The Benchmark: Fight for Pari Passu status. This means your rollover equity sits in the exact same security class as the PE firm’s institutional capital. If they get Preferred, you get Preferred. If they get a liquidation preference, you get one too. If they refuse, demanding you take "Junior" or Common equity, you must negotiate a higher upfront valuation to compensate for the significantly higher risk profile of your rollover.
The Tax Trap: Section 721 vs. Section 351
Nothing destroys wealth faster than paying taxes on phantom income. A surprisingly common pitfall for founders in 2026 is failing to structure the rollover as a tax-deferred transaction. If you simply "re-invest" your post-tax proceeds into the NewCo, you are effectively paying capital gains tax on the sale, then buying new illiquid stock with 60-cent dollars. This destroys the compounding power of the rollover.
The "TopCo" Solution
To defer taxes on your rolled equity, the transaction must qualify under specific IRS code sections:
- Section 721 (Partnerships/LLCs): The gold standard for flexibility. It allows you to contribute your existing equity into a new partnership (typically a "TopCo" LLC formed by the PE firm) on a tax-deferred basis. It does not require you to control the new entity.
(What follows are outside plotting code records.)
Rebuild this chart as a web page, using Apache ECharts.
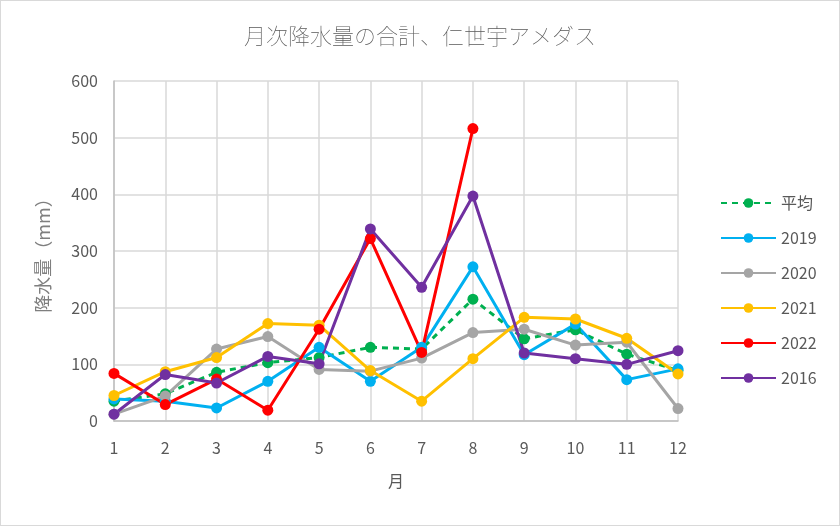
<!DOCTYPE html>
<html>
<head>
<meta charset="utf-8">
<script src="https://cdn.jsdelivr.net/npm/echarts@6/dist/echarts.min.js"></script>
<style>
  html, body { margin: 0; padding: 0; background: #fff; }
  #chart { width: 838px; height: 524px; border: 1px solid #d9d9d9; }
</style>
</head>
<body>
<div id="chart"></div>
<script>
const months = ['1', '2', '3', '4', '5', '6', '7', '8', '9', '10', '11', '12']
const yTicks = [0, 100, 200, 300, 400, 500, 600]

const avg = [35, 48, 86, 103, 112, 130, 127, 215, 145, 161, 118, 89]
const y2019 = [39, 35, 23, 70, 130, 70, 130, 272, 117, 171, 73, 92]
const y2020 = [12, 44, 127, 149, 91, 88, 111, 156, 162, 134, 139, 22]
const y2021 = [45, 87, 112, 172, 169, 89, 35, 110, 183, 180, 146, 83]
const y2022 = [84, 29, 74, 19, 162, 322, 121, 516]
const y2016 = [12, 82, 67, 114, 101, 339, 236, 397, 120, 110, 100, 124]

const FONT = '"Noto Sans CJK JP", "Noto Sans", sans-serif'
const TEXT = '#595959'

function line(name, data, color, dashed) {
  return {
    name,
    type: 'line',
    data,
    symbol: 'circle',
    symbolSize: 11,
    lineStyle: { color, width: 3, type: dashed ? [6, 5] : 'solid' },
    itemStyle: { color },
    emphasis: { disabled: true },
  }
}

const chart = echarts.init(document.getElementById('chart'))
chart.setOption({
  animation: false,
  textStyle: { fontFamily: FONT },
  title: {
    text: '月次降水量の合計、仁世宇アメダス',
    left: 'center',
    top: 19,
    textStyle: { fontSize: 22, fontWeight: 'lighter', color: TEXT, fontFamily: FONT },
  },
  grid: { left: 113, right: 161, top: 80, bottom: 104 },
  legend: {
    orient: 'vertical',
    left: 714,
    top: 189,
    itemWidth: 55,
    itemHeight: 12,
    itemGap: 19,
    textStyle: { fontSize: 16, color: TEXT, fontFamily: FONT },
    data: ['平均', '2019', '2020', '2021', '2022', '2016'],
  },
  xAxis: {
    type: 'category',
    data: months,
    boundaryGap: false,
    name: '月',
    nameLocation: 'middle',
    nameGap: 52,
    nameTextStyle: { fontSize: 16, color: TEXT },
    axisLine: { lineStyle: { color: '#bfbfbf', width: 1.5 } },
    axisTick: { show: false },
    axisLabel: { fontSize: 16, color: TEXT, margin: 19 },
    splitLine: { show: true, lineStyle: { color: '#d9d9d9', width: 1.5 } },
  },
  yAxis: {
    type: 'value',
    min: yTicks[0],
    max: yTicks[yTicks.length - 1],
    interval: 100,
    name: '降水量（mm）',
    nameLocation: 'middle',
    nameGap: 62,
    nameTextStyle: { fontSize: 18, color: '#7f7f7f' },
    axisLine: { show: true, lineStyle: { color: '#bfbfbf', width: 1.5 } },
    axisTick: { show: false },
    axisLabel: { fontSize: 16, color: TEXT, margin: 16 },
    splitLine: { lineStyle: { color: '#d9d9d9', width: 1.5 } },
  },
  series: [
    line('平均', avg, '#00b050', true),
    line('2019', y2019, '#00b0f0'),
    line('2020', y2020, '#a5a5a5'),
    line('2021', y2021, '#ffc000'),
    line('2022', y2022, '#ff0000'),
    line('2016', y2016, '#7030a0'),
  ],
})
</script>
</body>
</html>
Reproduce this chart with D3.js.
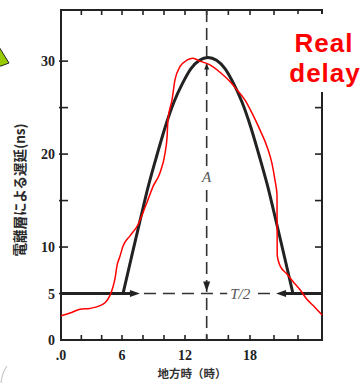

- Section 351 (C-Corps): Much riskier and harder to qualify for in a typical buyout. Section 351 requires the transferors (you and the PE firm) to fundamentally "control" (own 80%+) of the NewCo immediately after the exchange. If the structure is messy or involves multiple blockers, you could inadvertently trigger a taxable event.
Strategic Advice: Require your M&A tax counsel to validate the "tax-free" status of the rollover in the LOI stage. If the buyer’s structure puts your tax deferral at risk, demand a tax gross-up to cover the liability.
Governance: The Rights of the Minority
Once the deal closes, you are no longer the Captain; you are a passenger. In 2025, we saw a rise in "squeeze-out" mergers where minority shareholders (founders) were forced to sell their rollover at unfavorable terms because they lacked protective provisions.
3 Non-Negotiable Rights
- Tag-Along Rights: If the PE firm sells their stake, you must have the right to sell yours at the same price and terms. Do not get left behind in a partial exit.
- Pre-Emptive Rights (Anti-Dilution): You must have the right (though not the obligation) to participate in future equity issuances to maintain your percentage ownership. Without this, the PE firm can issue new equity to themselves or management pools, diluting you into irrelevance.
- Information Rights: Do not settle for "standard" Delaware statutory rights. Negotiate for monthly financial packages, board materials, and the right to inspect books. If you are rolling 30% of your net worth, you deserve the same visibility as an LP.